--- BEGIN ---

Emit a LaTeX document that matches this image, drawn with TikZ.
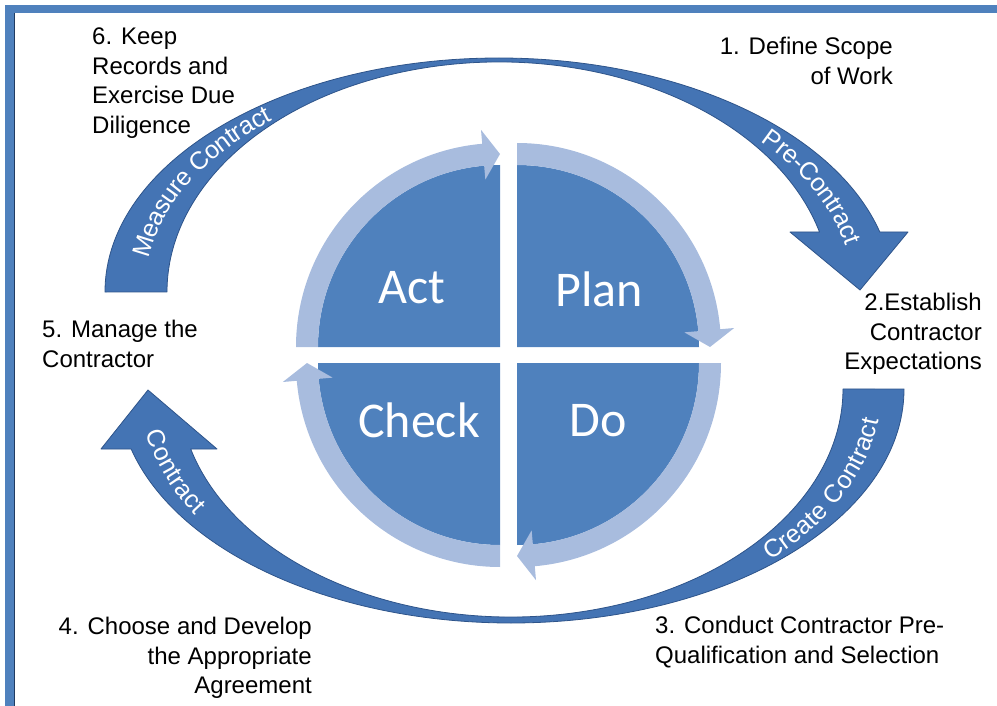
\documentclass[tikz,border=0pt]{standalone}
\usepackage{fontspec}
\setmainfont{Liberation Sans}
\newfontfamily\quadfont{Carlito}
\usetikzlibrary{calc,decorations.text}

\definecolor{frameblue}{RGB}{79,129,189}
\definecolor{quadblue}{RGB}{79,129,189}
\definecolor{ringblue}{RGB}{168,188,222}
\definecolor{arrowblue}{RGB}{68,116,180}
\definecolor{arrowedge}{RGB}{46,84,138}

\begin{document}
\begin{tikzpicture}[x=1pt,y=-1pt,
steptext/.style={font=\fontsize{24}{29.5}\selectfont, inner sep=0pt},
quadlabel/.style={font=\quadfont\fontsize{50}{50}\selectfont, text=white, inner sep=0pt},
bigarrow/.style={fill=arrowblue, draw=arrowedge, line width=.8pt, line join=round},
arrowlabel/.style={decorate, decoration={text along path, text align=center,
  text color=white, raise=-8.5pt, text={|\fontsize{25}{25}\selectfont|#1}}}]
\useasboundingbox (0,0) rectangle (997,706);
% frame, only the top and left edges show
\fill[frameblue] (5,5) rectangle (997,13);
\fill[frameblue] (5,5) rectangle (14,706);
\draw[arrowedge!70!black, line width=.6pt] (14.3,13) -- (14.3,706);

\coordinate (topc) at (499,292);
\coordinate (botc) at (511,389);
\coordinate (cplan) at (517,347);
\coordinate (cdo) at (517,363);
\coordinate (ccheck) at (500,363);
\coordinate (cact) at (500,347);

% the two big curved arrows
\filldraw[bigarrow] (topc) ++(180:394 and 234) arc[start angle=180, end angle=345.14, x radius=394, y radius=234]
  -- (908,232) -- (860,290) -- (790,232) -- (819.5,232)
  arc[start angle=344.88, end angle=180, x radius=332, y radius=230] -- cycle;
\filldraw[bigarrow] (botc) ++(0:393 and 234) arc[start angle=0, end angle=165.14, x radius=393, y radius=234]
  -- (101,449) -- (148,390) -- (217,449) -- (190.7,449)
  arc[start angle=164.74, end angle=0, x radius=332, y radius=228] -- cycle;

\path[arrowlabel=Measure Contract] (topc) ++(180:363 and 232) arc[start angle=180, end angle=237, x radius=363, y radius=232];
\path[arrowlabel=Pre-Contract] (topc) ++(311:363 and 232) arc[start angle=311, end angle=356, x radius=363, y radius=232];
\path[arrowlabel=Create Contract] (botc) ++(53:362.5 and 231) arc[start angle=53, end angle=-3, x radius=362.5, y radius=231];
\path[arrowlabel=Contract] (botc) ++(179:362.5 and 231) arc[start angle=179, end angle=141, x radius=362.5, y radius=231];

% PDCA quarters with their light arrows
\foreach \c/\a in {cplan/270, cdo/0, ccheck/90, cact/180} {
  \fill[quadblue] (\c) -- ++(\a:182) arc[start angle=\a, delta angle=90, radius=182] -- cycle;
  \fill[ringblue] (\c) ++(\a:182) arc[start angle=\a, delta angle=85, radius=182]
    -- ($(\c)+(\a+85:168)$) -- ($(\c)+(\a+90:193)$) -- ($(\c)+(\a+85:218)$) -- ($(\c)+(\a+85:204)$)
    arc[start angle=\a+85, delta angle=-85, radius=204] -- cycle;
}
\node[quadlabel] (act) at (412,288) {Act};
\node[quadlabel] (plan) at (599,289) {Plan};
\node[quadlabel] (check) at (419,420) {Check};
\node[quadlabel] (do) at (598,421) {Do};

\node[steptext, align=right, anchor=east] (step1) at (893,61) {1. Define Scope\\of Work};
\node[steptext, align=right, anchor=east] (step2) at (982,334) {2.Establish\\Contractor\\Expectations};
\node[steptext, align=left, anchor=west] (step3) at (655,642) {3. Conduct Contractor Pre-\\Qualification and Selection};
\node[steptext, align=right, anchor=east] (step4) at (312,658) {4. Choose and Develop\\the Appropriate\\Agreement};
\node[steptext, align=left, anchor=west] (step5) at (42,344) {5. Manage the\\Contractor};
\node[steptext, align=left, anchor=west] (step6) at (92,83) {6. Keep\\Records and\\Exercise Due\\Diligence};
\end{tikzpicture}
\end{document}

--- END ---

## Task to carry out
Write out exactly the opening lines of the data, stopping after the line that holds "(14.3,13) -- (14.3,706);". Exclude pictures.

## The response
Emit a LaTeX document that matches this image, drawn with TikZ.
\documentclass[tikz,border=0pt]{standalone}
\usepackage{fontspec}
\setmainfont{Liberation Sans}
\newfontfamily\quadfont{Carlito}
\usetikzlibrary{calc,decorations.text}

\definecolor{frameblue}{RGB}{79,129,189}
\definecolor{quadblue}{RGB}{79,129,189}
\definecolor{ringblue}{RGB}{168,188,222}
\definecolor{arrowblue}{RGB}{68,116,180}
\definecolor{arrowedge}{RGB}{46,84,138}

\begin{document}
\begin{tikzpicture}[x=1pt,y=-1pt,
steptext/.style={font=\fontsize{24}{29.5}\selectfont, inner sep=0pt},
quadlabel/.style={font=\quadfont\fontsize{50}{50}\selectfont, text=white, inner sep=0pt},
bigarrow/.style={fill=arrowblue, draw=arrowedge, line width=.8pt, line join=round},
arrowlabel/.style={decorate, decoration={text along path, text align=center,
  text color=white, raise=-8.5pt, text={|\fontsize{25}{25}\selectfont|#1}}}]
\useasboundingbox (0,0) rectangle (997,706);
% frame, only the top and left edges show
\fill[frameblue] (5,5) rectangle (997,13);
\fill[frameblue] (5,5) rectangle (14,706);
\draw[arrowedge!70!black, line width=.6pt] (14.3,13) -- (14.3,706);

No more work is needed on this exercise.